Gavin shifted the focus towards the White House, including the incident where President Obama was heckled about stopping deportations immediately while he faces his lowest approval ratings due to the troublesome healthcare rollout.

"I think the President has come out in strong favor of immigration reform, the truth is there are still roadblocks to it. So, I think the important thing is ... we have the votes to pass this ... so how do we keep pressures on the powers that be to bring this to a vote," she pointed out.
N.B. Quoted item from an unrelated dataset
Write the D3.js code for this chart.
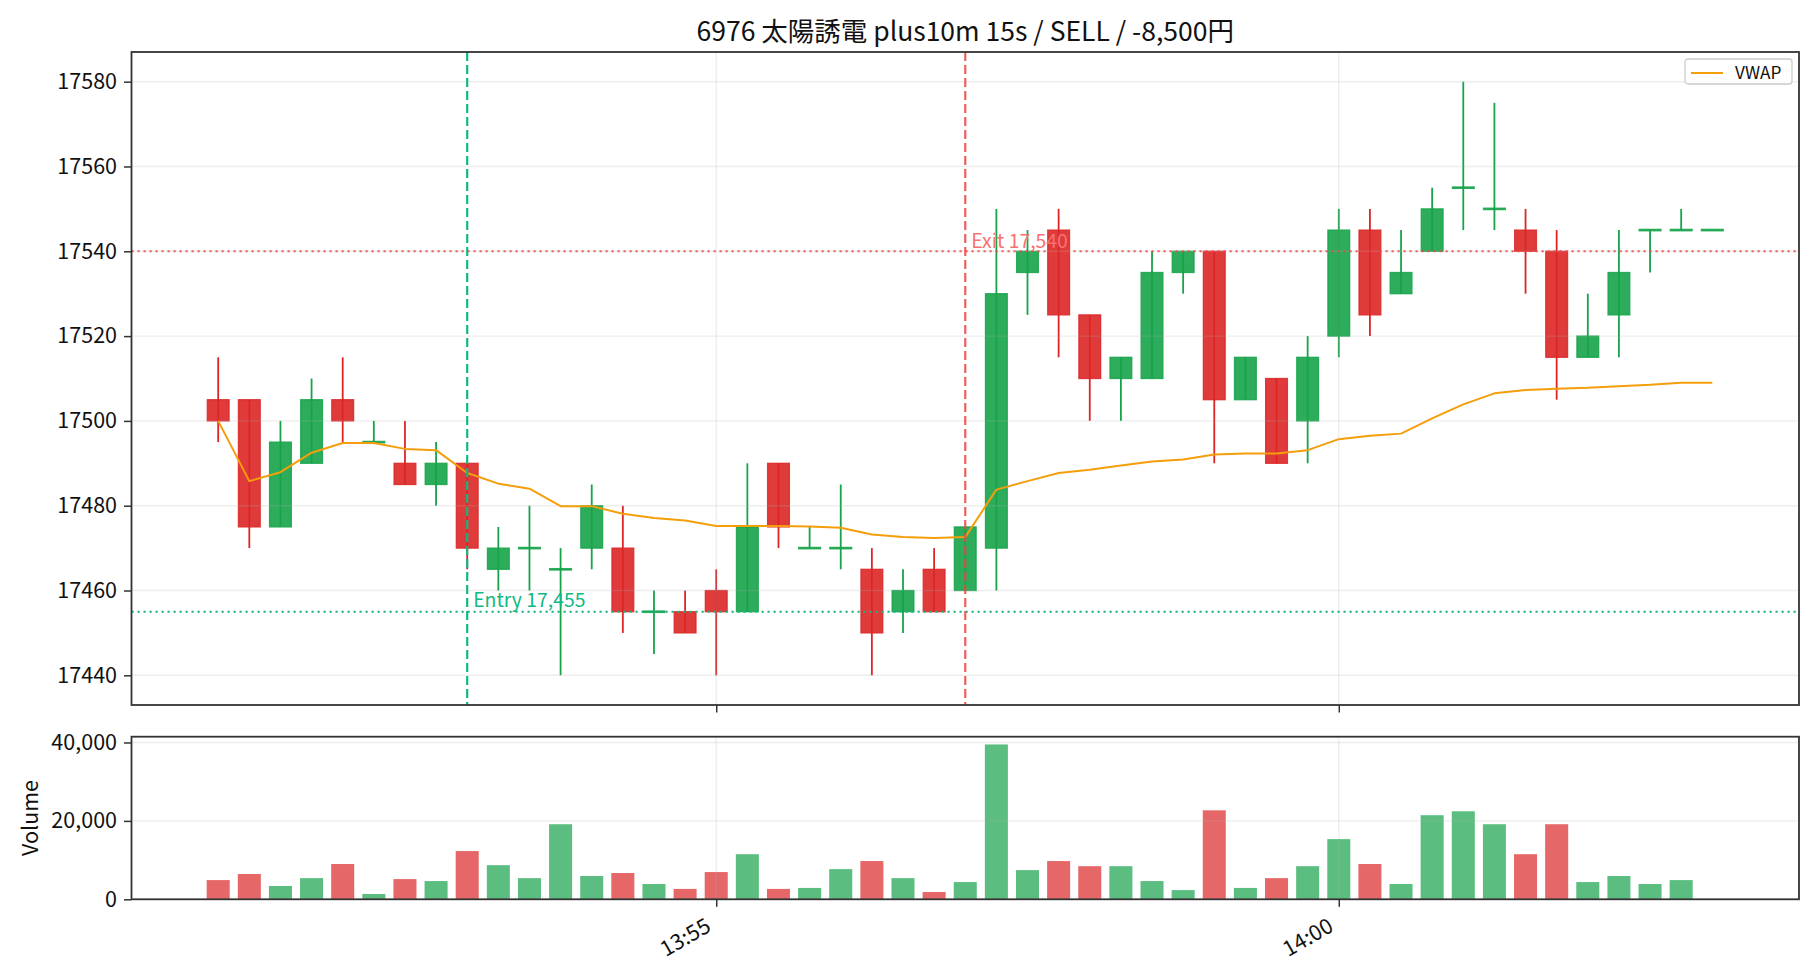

Ferrera also touched upon the end of deportation for families -"who are not criminals"-  that are torn apart and their children are separated from the parents and put into foster care. Not only is that takes a tragic and emotional toll, but it overflows the foster care system as well. "Let's not make it harder for them to take care of their children."

Watch the entire interview with Ferrera on POLITICO.

What is Voto Latino?

"Founded in 2004, Voto Latino is a dynamic and growing non-partisan organization whose civic engagement campaigns have reached an estimated 55 million Latino households nationwide. United by the belief that Latino issues are American issues and American issues are Latino issues, Voto Latino is dedicated to bringing new and diverse voices into the political process by engaging youth, media, technology and celebrities to promote positive change," according to Voto Latino's official website.

"Voto Latino has creatively and effectively used celebrity voices and the latest technology to register more than 120,000 young Latino voters, galvanize Latino youth and their families to be counted in the 2010 Census, and mobilize them to speak out and take action on policies impacting their lives."

Voto Latino tells us why it matters:

  • There are roughly 9 million American Latino youth in the U.S., but only a small fraction vote.
  • 50 percent of all eligible Latino voters are under 40 and 33 percent are between 18 and 34.
  • By 2050, Latino youth are expected to comprise 29 percent of the U.S. youth population.
  • 50,000 American Latinos turn 18 every month.
  • 90 percent of American Latinos under 29 consume information in English.
  • Latinos make up more than 10 percent of the electorate in 11 states: Arizona, California, Colorado, Connecticut, Florida, Idaho, New Jersey, New Mexico, New York, Nevada and Texas.